Dog Magazine

My Dog Did This on a Walk This Morning, is She Strange or Sick?

We received a note from K9 Magazine reader Kerry. She was puzzled about a particular piece of behaviour her dog put on when they were out for a morning walk.

Here’s her email (which she has given us permission to publish):

This morning, Tina our nine month old pup encountered a fairly fresh pile of horse dung. At first she sniffed it and then she tried to eat it so I shouted for her to stop and then she started to roll around in it. My question is whether this is normal behaviour or does she have some sort of deficiency in her diet that would make her want to eat something nasty like that?

Well Kerry, your dog is neither strange nor sick. Many dogs appear to have this particularly unpleasant predilection for eating or rolling in horse mess.

First things first. You were right to try and prevent your dog from eating it. It’s not good. Horse dung can also include the presence of horse wormer so that’s even more reason to prevent your dog from doing it along with the fact that it’s just plain nasty!

The presence of equine parasite treatments such as Ivemectin can be very hazardous to dogs (breeds such as Collies, Staffies, Whippets/Greyhounds and Australian Shepherds are particularly vulnerable), so if you witness a dog that has recently eaten horse poop behaving strangely, consult your vet immediately and explain what’s happened.

Why do dogs eat horse dung?

Ever smelled a can of freshly opened dog meat? How about tripe that’s been hung for a while? What about an animal carcass that’s been in the sun for a few hours? Disgusting, right? Your dog will try to eat ALL of those things and don’t pretend otherwise. You know it, I know it, they know it. Let’s not try and deny the obvious, our dogs show a fondness for consuming some seriously smelly stuff.

What seems awfully off putting for us can serve as a delicious treat to our four legged pals. The smellier the better seems to be their motto. So horse poop is just another delicacy on the canine menu. To a dog, a fresh pile of horse dung is a high fibre breakfast meal with a particularly arousing odour. It’s like an enticing bowl of Weetabix, if the Weetabix came out of a horse’s bum. As stated though, if you don’t personally know the backside the horse it came from and everything that’s been given to that horse then you should be quick to stop your dog before they get too many mouthfuls down their neck – and even if you do know the horse in question, don’t let your dog scoff their delicious dung deposits, it’s just, you know, nasty.

You might be somewhat comforted to know that from our mini survey of dog owners, there wasn’t a single one of us who owned or had owned a dog that DIDN’T try to scoff horse muck. They seem to view it as free food that should be eaten as quickly as possible. Yuck!
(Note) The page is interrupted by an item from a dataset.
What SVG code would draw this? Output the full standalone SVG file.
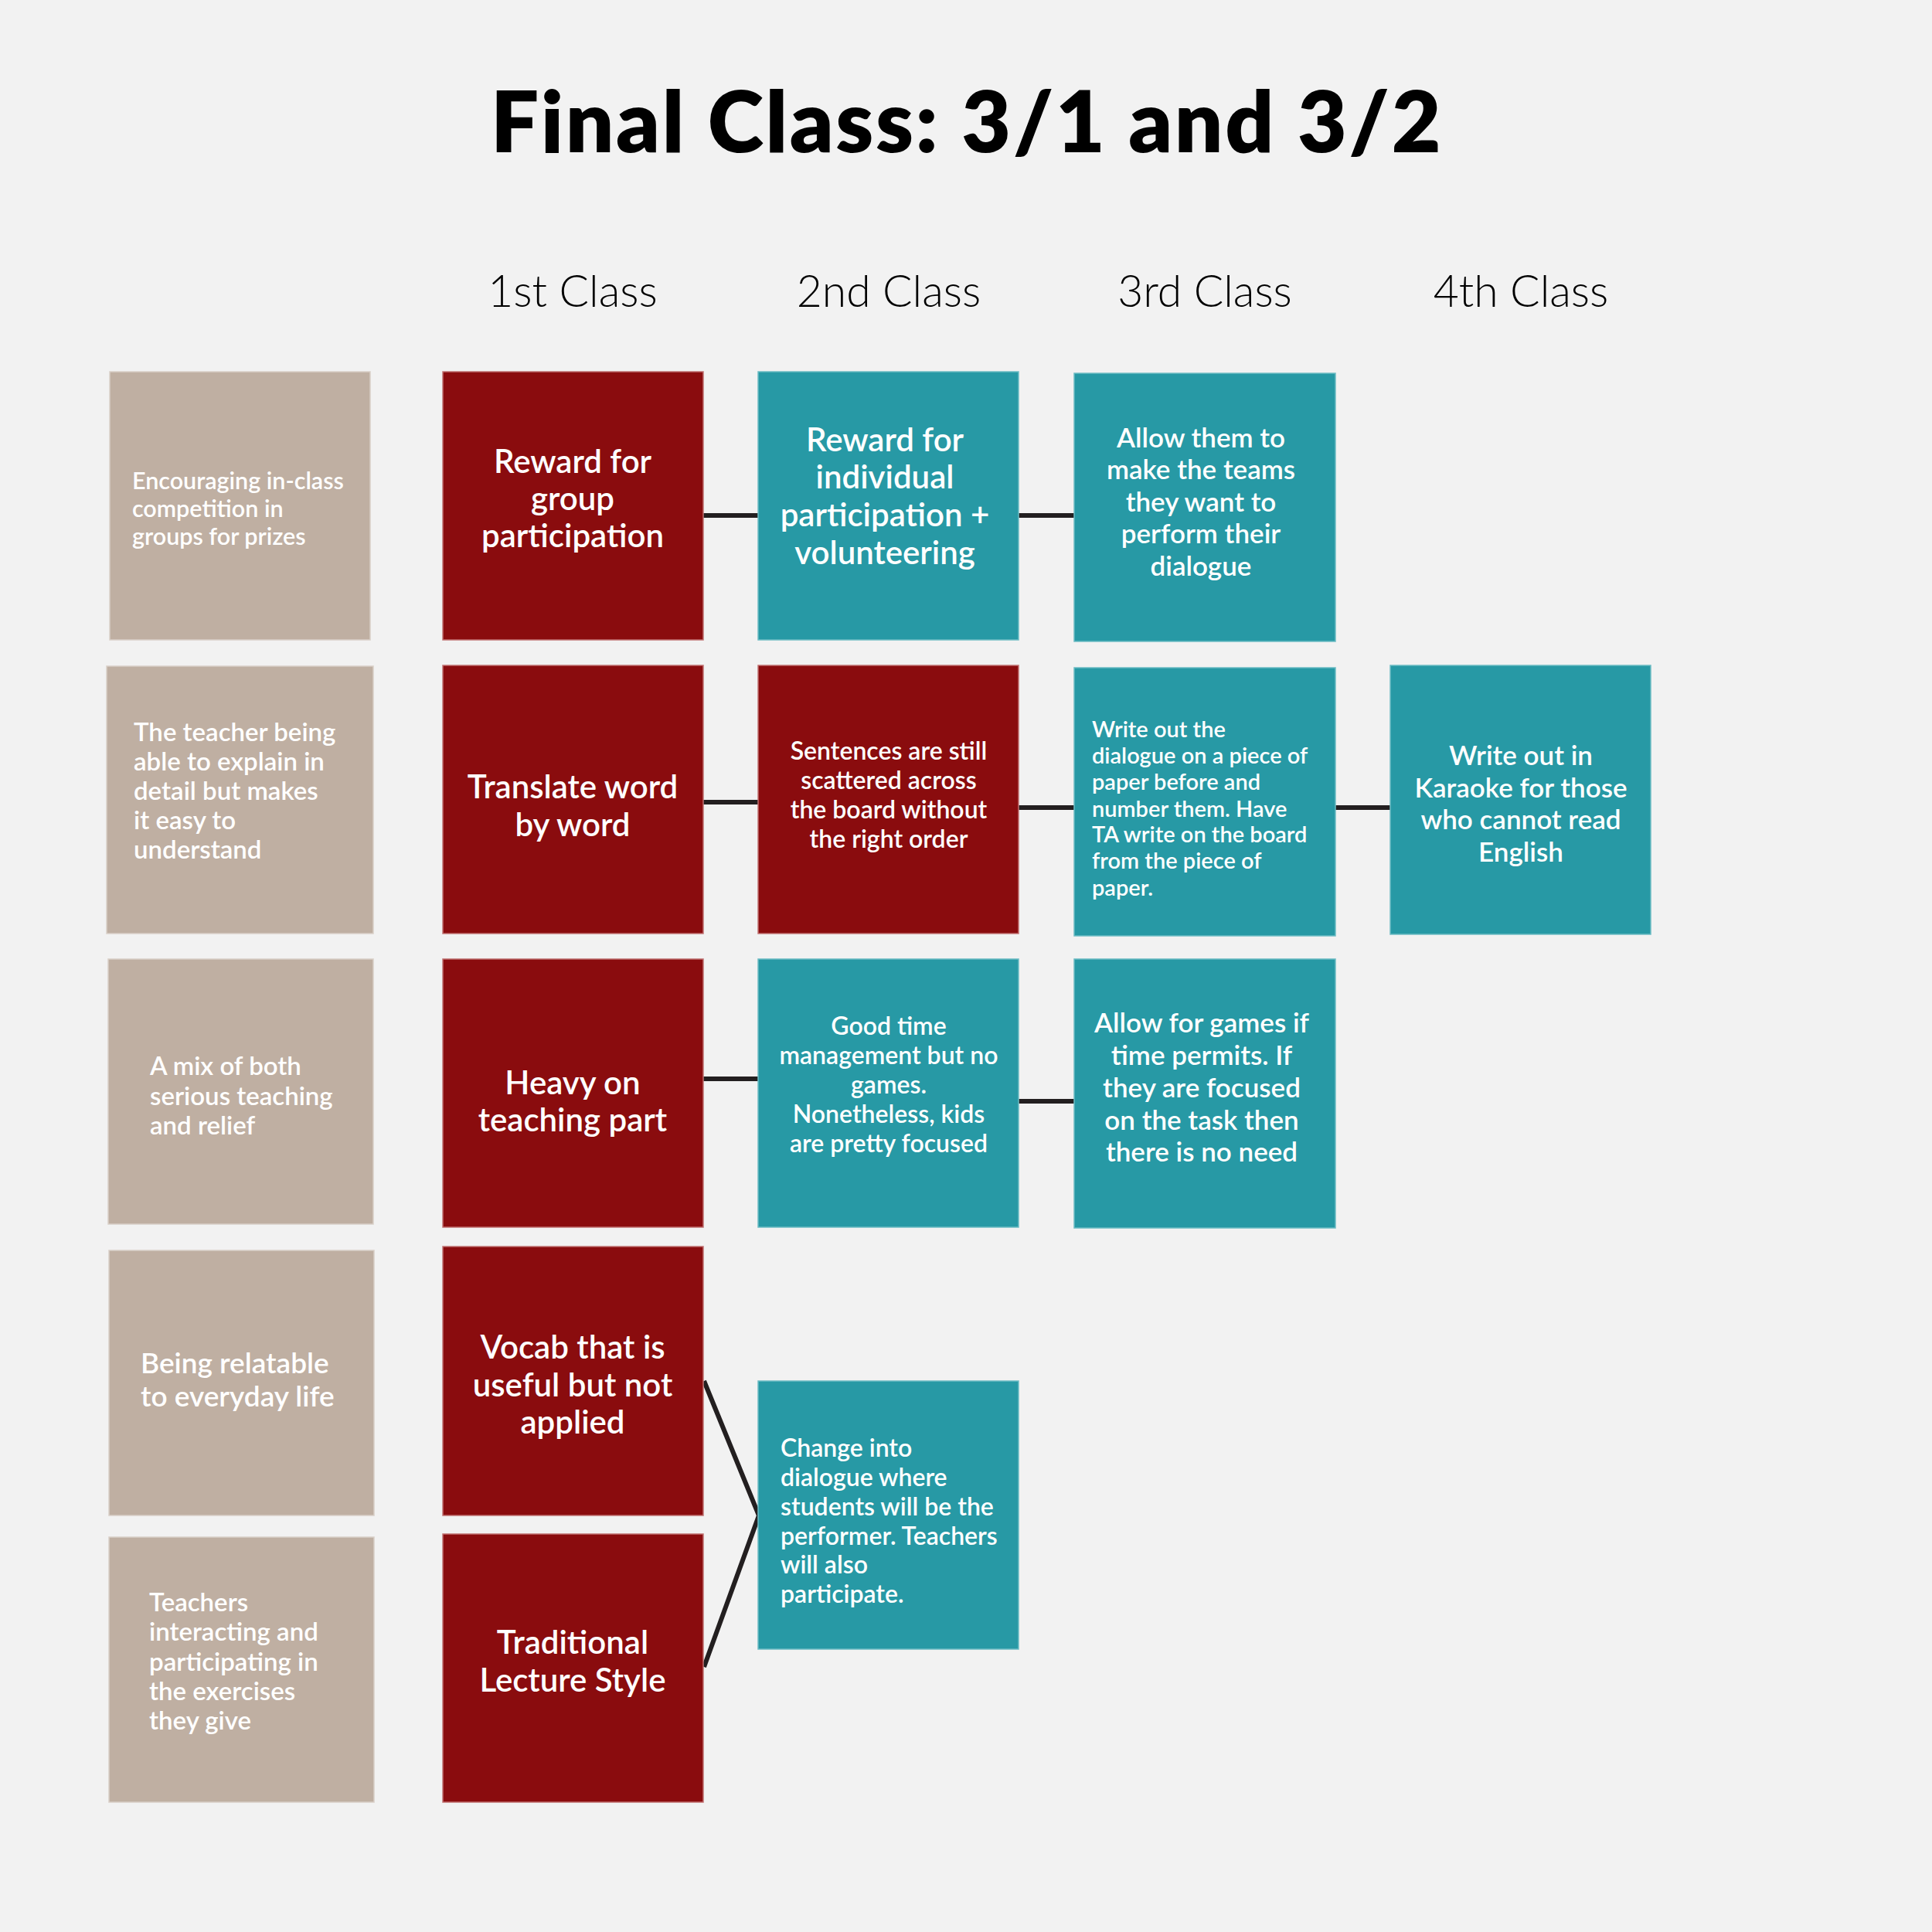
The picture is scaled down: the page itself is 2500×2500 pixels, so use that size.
<svg xmlns="http://www.w3.org/2000/svg" width="2500" height="2500" viewBox="0 0 2500 2500">
<style>
.bg{fill:#f2f2f2}
.beige{fill:#bfafa2;stroke:#d9cfc7;stroke-width:1.5}
.red{fill:#8a0c0e;stroke:#c07070;stroke-width:1.5}
.teal{fill:#2799a5;stroke:#6cbcc4;stroke-width:1.5}
.t{font-family:Lato,"Liberation Sans",sans-serif;fill:#ffffff;font-weight:600}
.title{font-family:Lato,"Liberation Sans",sans-serif;font-weight:800;font-size:110px;fill:#000000;text-anchor:middle;letter-spacing:2.6px}
.hdr{font-family:Lato,"Liberation Sans",sans-serif;font-weight:300;font-size:57px;fill:#000000;text-anchor:middle}
.c{text-anchor:middle}
.s28{font-size:29px}
.sb1{font-size:30.5px}
.sb{font-size:33px}
.s30{font-size:32px}
.s33{font-size:35px}
.sb4{font-size:37px}
.s40{font-size:42px}
.conn{stroke:#231f20;stroke-width:6;fill:none}
</style>
<rect class="bg" x="0" y="0" width="2500" height="2500"/>
<text class="title" x="1251" y="197">Final Class: 3/1 and 3/2</text>
<g id="headers">
<text class="hdr" x="741" y="397">1st Class</text>
<text class="hdr" x="1150" y="397">2nd Class</text>
<text class="hdr" x="1559" y="397">3rd Class</text>
<text class="hdr" x="1968" y="397">4th Class</text>
</g>
<g id="connectors">
<line class="conn" x1="910" y1="667" x2="981" y2="667"/>
<line class="conn" x1="1318" y1="667" x2="1390" y2="667"/>
<line class="conn" x1="910" y1="1038" x2="981" y2="1038"/>
<line class="conn" x1="1318" y1="1045" x2="1390" y2="1045"/>
<line class="conn" x1="1728" y1="1045" x2="1799" y2="1045"/>
<line class="conn" x1="910" y1="1396" x2="981" y2="1396"/>
<line class="conn" x1="1318" y1="1425" x2="1390" y2="1425"/>
<polyline class="conn" points="911,1787 982,1961 911,2157"/>
</g>
<g id="beige1"><rect class="beige" x="142" y="481" width="337" height="347"/>
<text class="t sb1"><tspan x="171" y="633">Encouraging in-class</tspan><tspan x="171" y="669">competition in</tspan><tspan x="171" y="705">groups for prizes</tspan></text></g>
<g id="beige2"><rect class="beige" x="138" y="862" width="345" height="346"/>
<text class="t sb"><tspan x="173" y="959">The teacher being</tspan><tspan x="173" y="997">able to explain in</tspan><tspan x="173" y="1035">detail but makes</tspan><tspan x="173" y="1073">it easy to</tspan><tspan x="173" y="1111">understand</tspan></text></g>
<g id="beige3"><rect class="beige" x="140" y="1241" width="343" height="343"/>
<text class="t sb"><tspan x="194" y="1391">A mix of both</tspan><tspan x="194" y="1430">serious teaching</tspan><tspan x="194" y="1468">and relief</tspan></text></g>
<g id="beige4"><rect class="beige" x="141" y="1618" width="343" height="343"/>
<text class="t sb4"><tspan x="182" y="1777">Being relatable</tspan><tspan x="182" y="1820">to everyday life</tspan></text></g>
<g id="beige5"><rect class="beige" x="141" y="1989" width="343" height="343"/>
<text class="t sb"><tspan x="193" y="2085">Teachers</tspan><tspan x="193" y="2123">interacting and</tspan><tspan x="193" y="2162">participating in</tspan><tspan x="193" y="2200">the exercises</tspan><tspan x="193" y="2238">they give</tspan></text></g>
<g id="c1r1"><rect class="red" x="573" y="481" width="337" height="347"/>
<text class="t s40 c"><tspan x="741" y="612">Reward for</tspan><tspan x="741" y="660">group</tspan><tspan x="741" y="708">participation</tspan></text></g>
<g id="c1r2"><rect class="red" x="573" y="861" width="337" height="347"/>
<text class="t s40 c"><tspan x="741" y="1033">Translate word</tspan><tspan x="741" y="1082">by word</tspan></text></g>
<g id="c1r3"><rect class="red" x="573" y="1241" width="337" height="347"/>
<text class="t s40 c"><tspan x="741" y="1416">Heavy on</tspan><tspan x="741" y="1464">teaching part</tspan></text></g>
<g id="c1r4"><rect class="red" x="573" y="1613" width="337" height="348"/>
<text class="t s40 c"><tspan x="741" y="1758">Vocab that is</tspan><tspan x="741" y="1807">useful but not</tspan><tspan x="741" y="1855">applied</tspan></text></g>
<g id="c1r5"><rect class="red" x="573" y="1985" width="337" height="347"/>
<text class="t s40 c"><tspan x="741" y="2140">Traditional</tspan><tspan x="741" y="2189">Lecture Style</tspan></text></g>
<g id="c2r1"><rect class="teal" x="981" y="481" width="337" height="347"/>
<text class="t s40 c"><tspan x="1145" y="584">Reward for</tspan><tspan x="1145" y="632">individual</tspan><tspan x="1145" y="681">participation +</tspan><tspan x="1145" y="730">volunteering</tspan></text></g>
<g id="c2r2"><rect class="red" x="981" y="861" width="337" height="347"/>
<text class="t s30 c"><tspan x="1150" y="983">Sentences are still</tspan><tspan x="1150" y="1021">scattered across</tspan><tspan x="1150" y="1059">the board without</tspan><tspan x="1150" y="1097">the right order</tspan></text></g>
<g id="c2r3"><rect class="teal" x="981" y="1241" width="337" height="347"/>
<text class="t s30 c"><tspan x="1150" y="1339">Good time</tspan><tspan x="1150" y="1377">management but no</tspan><tspan x="1150" y="1415">games.</tspan><tspan x="1150" y="1453">Nonetheless, kids</tspan><tspan x="1150" y="1491">are pretty focused</tspan></text></g>
<g id="c2r45"><rect class="teal" x="981" y="1787" width="337" height="347"/>
<text class="t s30"><tspan x="1010" y="1885">Change into</tspan><tspan x="1010" y="1923">dialogue where</tspan><tspan x="1010" y="1961">students will be the</tspan><tspan x="1010" y="1999">performer. Teachers</tspan><tspan x="1010" y="2036">will also</tspan><tspan x="1010" y="2074">participate.</tspan></text></g>
<g id="c3r1"><rect class="teal" x="1390" y="483" width="338" height="347"/>
<text class="t s33 c"><tspan x="1554" y="579">Allow them to</tspan><tspan x="1554" y="620">make the teams</tspan><tspan x="1554" y="662">they want to</tspan><tspan x="1554" y="703">perform their</tspan><tspan x="1554" y="745">dialogue</tspan></text></g>
<g id="c3r2"><rect class="teal" x="1390" y="864" width="338" height="347"/>
<text class="t s28"><tspan x="1413" y="954">Write out the</tspan><tspan x="1413" y="988">dialogue on a piece of</tspan><tspan x="1413" y="1022">paper before and</tspan><tspan x="1413" y="1057">number them. Have</tspan><tspan x="1413" y="1090">TA write on the board</tspan><tspan x="1413" y="1124">from the piece of</tspan><tspan x="1413" y="1159">paper.</tspan></text></g>
<g id="c3r3"><rect class="teal" x="1390" y="1241" width="338" height="348"/>
<text class="t s33 c"><tspan x="1555" y="1336">Allow for games if</tspan><tspan x="1555" y="1378">time permits. If</tspan><tspan x="1555" y="1420">they are focused</tspan><tspan x="1555" y="1462">on the task then</tspan><tspan x="1555" y="1503">there is no need</tspan></text></g>
<g id="c4r2"><rect class="teal" x="1799" y="861" width="337" height="348"/>
<text class="t s33 c"><tspan x="1968" y="990">Write out in</tspan><tspan x="1968" y="1032">Karaoke for those</tspan><tspan x="1968" y="1073">who cannot read</tspan><tspan x="1968" y="1115">English</tspan></text></g>
</svg>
Why do dogs roll around in horse poop?

There’s a school of thought that dogs smear themselves in pungent material (like horse poop) because it disguises their own smell. Well, they’re not wrong are they? You take the dog out for a walk smelling all fresh and reassuringly doggy and the journey home you find yourself holding your nose so as to not get a strong whiff of Stinky McStinkface who seems quite proud of himself as he showcases his fondness for eau de dung.

A dog might want to disguise his smell because somewhere, in the very back of the ancient part of his canine brain, he thinks by smelling like horse poop he’s gained an advantage over his predators and his prey. By smelling like animal excrement he’ll be less detectable and will blend in to his environment more. Now, quite why he’d want to do that when he lives in a nice detached house in Cheshire we can only guess. But he does. He still thinks he’s a wolf, bless him. Speaking of which, you won’t be surprised to learn that wolves do this to. They roll around in horse muck, buffalo dung and all manner of stinky animal carcasses. Wild wolves have the same penchant for coating themselves in smelly stuff as our domestic pet dogs which is just another reminder that domesticated canines, at heart, are never slow to show us they’ve got a few ancestral tricks up the sleeves of their designer dog coats even if some of those tricks happen to be, quite frankly, gross.

Rest assured Kerry. Your dog is 100% normal.